My first visit to New York City
Started: 2013-06-29 21:06:13
Submitted: 2013-06-29 22:33:56
Visibility: World-readable
In which the intrepid narrator digs up his old journal to recap his first trip to New York City, as a nine-year-old in 1990
In light of my recent trip to New York City, I dug up the journal I kept on my first trip to the city in May 1990 in search of corroborating details to match my handful of memories from Manhattan. My parents organized a three-week trip to the east coast in the spring of my fourth grade year, and in exchange for getting out of school I had to, according to the independent study contract that I still have, "Keep a journal with pictures, pamphlets, brochures, etc relating to your trip. Daily entries of thoughts and observations and activities." The spiral-bound notebook is now fraying and some of the pages are falling out but it's stuffed full of pictures, pamphlets and brochures, as well as my observations as a nine-year-old on a family vacation to Washington, DC and New York.
We spent one week staying with friends in Brewster, Putnam County, New York; about 60 miles north of New York City. (I see Brewster is connected to the city via the Metro North Railroad; the peak travel time into Grand Central is about 80 minutes. I'm glad that's not my commute.) According to my journal, our week in New York included two days in Manhattan.
This is my complete journal entry from Friday, 18 May 1990, the day we drove from Silver Spring, Maryland to New York:
The handwriting is a little messy but I think it's recognizably mine. I apparently did not see fit to mention that we drove across the George Washington Bridge over the Hudson River into Manhattan, or that some of the New Yorkers we talked to thought that the crossing was risky given its proximity to Harlem.
We returned to Manhattan the following day for church. I did not, as a nine-year-old, anticipate that, twenty-three years later, I would want detailed geographical references to pin down my precise location in the city. I remember a large, mostly-empty church and bright sun on the street out front. I kept slightly better notes on our afternoon visit to the beach on Fire Island.
Two days later, on Monday, 21 May 1990, we returned for a proper tour of Lower Manhattan. We took the ferry to Liberty Island and I remember climbing to the crown of the Statue of Liberty on the massive, creaking spiral staircases in the statue's cavernous and dimly-lit torso. (My mother tells me I was scared, but that fact is omitted from my own memory.) I kept the National Park Service brochure from the Statue of Liberty, which shows the Twin Towers of the World Trade Center towering over Lower Manhattan.
We visited the New York Stock Exchange; I remember looking down from the observation balcony on the trading floor and being amazed at the traders running around. (My ticket, which I faithfully glued into my journal, indicates that our tour was between 15:15 and 16:00, the last forty-five minutes of the trading day.) At some point my father asked my brother Willy, who was three-and-a-half at the time (younger than Calvin is now) whether he understood the stock exchange and he thought for a moment and said, "Statue of Liberty makes sense to me."
Our last tourist stop in Manhattan that afternoon was the observation deck at the top of 2 World Trade Center.
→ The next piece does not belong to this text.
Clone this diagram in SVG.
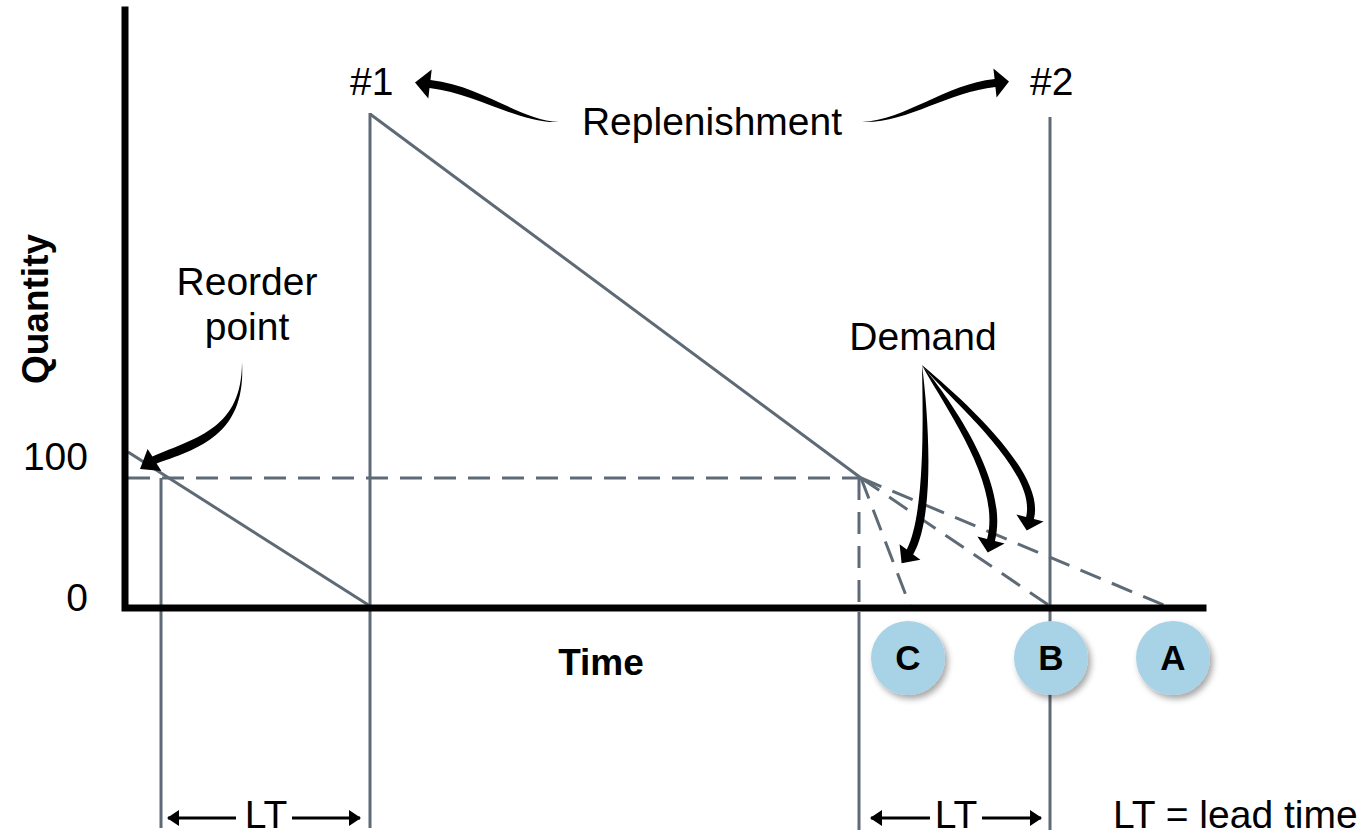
<svg xmlns="http://www.w3.org/2000/svg" width="1363" height="838" viewBox="0 0 1363 838">
  <defs>
    <style>
      .lbl { font-family: "Liberation Sans", Arial, sans-serif; font-size: 39px; fill: #000; }
      .bold { font-family: "Liberation Sans", Arial, sans-serif; font-weight: bold; fill: #000; }
      .axis { stroke: #000; stroke-width: 7; fill: none; stroke-linecap: square; }
      .inv { stroke: #5e6b76; stroke-width: 3; fill: none; }
      .dash { stroke: #5e6b76; stroke-width: 3; fill: none; stroke-dasharray: 22 12; }
      .dim { stroke: #000; stroke-width: 3; fill: none; }
      .curl { fill: #000; stroke: none; }
      .badge { fill: #a8d3e6; filter: url(#shadow); }
    </style>
    <filter id="shadow" x="-30%" y="-30%" width="170%" height="170%">
      <feDropShadow dx="3" dy="4" stdDeviation="3" flood-color="#000" flood-opacity="0.35"/>
    </filter>
    <marker id="tip" viewBox="0 0 12 16" refX="11" refY="8" markerWidth="12" markerHeight="16" markerUnits="userSpaceOnUse" orient="auto-start-reverse">
      <path d="M0,0 L12,8 L0,16 Z" fill="#000"/>
    </marker>
  </defs>

  <!-- inventory level lines -->
  <g id="inventory">
    <line class="dash" x1="128" y1="478" x2="858" y2="478"/>
    <polyline class="inv" points="128,452 370,606"/>
    <line class="inv" x1="161" y1="478" x2="161" y2="828"/>
    <line class="inv" x1="370" y1="828" x2="370" y2="113"/>
    <line class="inv" x1="370" y1="114" x2="861" y2="478"/>
    <line class="dash" x1="859" y1="478" x2="859" y2="606"/>
    <line class="inv" x1="859" y1="612" x2="859" y2="830"/>
    <line class="inv" x1="1050" y1="117" x2="1050" y2="830"/>
  </g>

  <!-- demand scenarios -->
  <g id="connectors">
    <line class="dash" x1="861" y1="478" x2="910" y2="606"/>
    <line class="dash" x1="861" y1="478" x2="1050" y2="606"/>
    <line class="dash" x1="861" y1="478" x2="1166" y2="606"/>

    <!-- callout arrows -->
    <path class="curl" d="M559,122 C520,120 482,86 430.5,80 L431.7,69.6 L415,82.5 L428.3,98.4 L429.5,88 C478,94 520,124 559,122 Z"/>
    <path class="curl" d="M862,122 C905,124 948,92 995.4,87 L996.6,97.4 L1009,81.5 L993.4,68.6 L994.6,79 C946,84 905,120 862,122 Z"/>
    <path class="curl" d="M242,362 C246,430 206,447 156.6,463.4 L161.4,471 L140,469 L147.6,449 L152.4,456.6 C198,437 242,428 242,362 Z"/>
    <path class="curl" d="M922,365 C929,420 935,517 913.2,554.4 L920.4,559.8 L901.6,563.2 L899.6,544.2 L906.8,549.6 C925,513 923,420 922,365 Z"/>
    <path class="curl" d="M922,365 C949,398 1010,482 994.9,541 L1004.6,543.5 L987.75,552.6 L977.4,536.5 L987.1,539 C1002,482 941,402 922,365 Z"/>
    <path class="curl" d="M922,365 C949,388 1047,470 1033.9,519 L1043.6,521.5 L1026.75,530.6 L1016.4,514.5 L1026.1,517 C1038,469 941,392 922,365 Z"/>

    <!-- lead time dimensions -->
    <line class="dim" x1="236" y1="818" x2="168" y2="818" marker-end="url(#tip)"/>
    <line class="dim" x1="292" y1="818" x2="360" y2="818" marker-end="url(#tip)"/>
    <line class="dim" x1="930" y1="818" x2="871" y2="818" marker-end="url(#tip)"/>
    <line class="dim" x1="982" y1="818" x2="1041" y2="818" marker-end="url(#tip)"/>
  </g>

  <!-- axes -->
  <g id="axes">
    <polyline class="axis" points="125,10 125,608 1203,608"/>
    <text class="lbl" x="88" y="470" text-anchor="end">100</text>
    <text class="lbl" x="88" y="611" text-anchor="end">0</text>
    <text class="bold" font-size="37" x="601" y="675" text-anchor="middle">Time</text>
    <text class="bold" font-size="37" transform="translate(48,309) rotate(-90)" text-anchor="middle">Quantity</text>
  </g>

  <!-- text labels -->
  <g id="label-1"><text class="lbl" x="350" y="95">#1</text></g>
  <g id="label-2"><text class="lbl" x="1030" y="95">#2</text></g>
  <g id="label-replenishment"><text class="lbl" x="712" y="135" text-anchor="middle">Replenishment</text></g>
  <g id="label-reorder">
    <text class="lbl" x="247" y="295" text-anchor="middle">Reorder</text>
    <text class="lbl" x="247" y="340" text-anchor="middle">point</text>
  </g>
  <g id="label-demand"><text class="lbl" x="923" y="350" text-anchor="middle">Demand</text></g>
  <g id="label-lt1"><text class="lbl" x="266" y="828" text-anchor="middle">LT</text></g>
  <g id="label-lt2"><text class="lbl" x="956" y="828" text-anchor="middle">LT</text></g>
  <g id="label-legend"><text class="lbl" x="1113" y="828">LT = lead time</text></g>

  <!-- outcome badges -->
  <g id="badge-c">
    <circle class="badge" cx="908" cy="658" r="37"/>
    <text class="bold" font-size="35" x="908" y="670" text-anchor="middle">C</text>
  </g>
  <g id="badge-b">
    <circle class="badge" cx="1051" cy="658" r="37"/>
    <text class="bold" font-size="35" x="1051" y="670" text-anchor="middle">B</text>
  </g>
  <g id="badge-a">
    <circle class="badge" cx="1173" cy="658" r="37"/>
    <text class="bold" font-size="35" x="1173" y="670" text-anchor="middle">A</text>
  </g>
</svg>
I have vague memories of the plaza between the Twin Towers, the building's lobby, the elevators, and of the indoor observation deck itself and the view it provided. (My memories of the plaza are muddled with "The City of New York vs. Homer Simpson" and my recent visit to the memorial garden that has replaced the site of the towers and the plaza between them.) I included my ticket stub in my journal, but other notes indicate that there should be a World Trade Center brochure that is no longer present.
We ate supper at The Famous Bari pizzeria a few blocks away. I remember a narrow pizza shop along a narrow street. Before we started eating my father was away from the table but our pizza had arrived, so my mother grabbed a garlic shaker and dumped it on my father's pizza. He thought it was great.
Armed with the address on the business card carefully preserved in my journal, I looked up the address when I returned and saw that I'd been within a block at Trinity Church in Lower Manhattan, and that it's only a few blocks from the World Trade Center. Google Maps mentions vaguely that a business with a similar name might be located at that address, but Street View shows no trace of that particular pizzeria.
In addition to the specific sites I mentioned above, I remember narrow streets, traffic and horns, towering buildings, tiny parking lots, and grates over utility vaults. Every time I take Calvin somewhere I wonder how much he's going to remember about it, and sometimes I try to intentionally jog his memory by providing photos, but ultimately he'll get whatever he wants to out of the experience, and all I can do is provide it and hope for the best.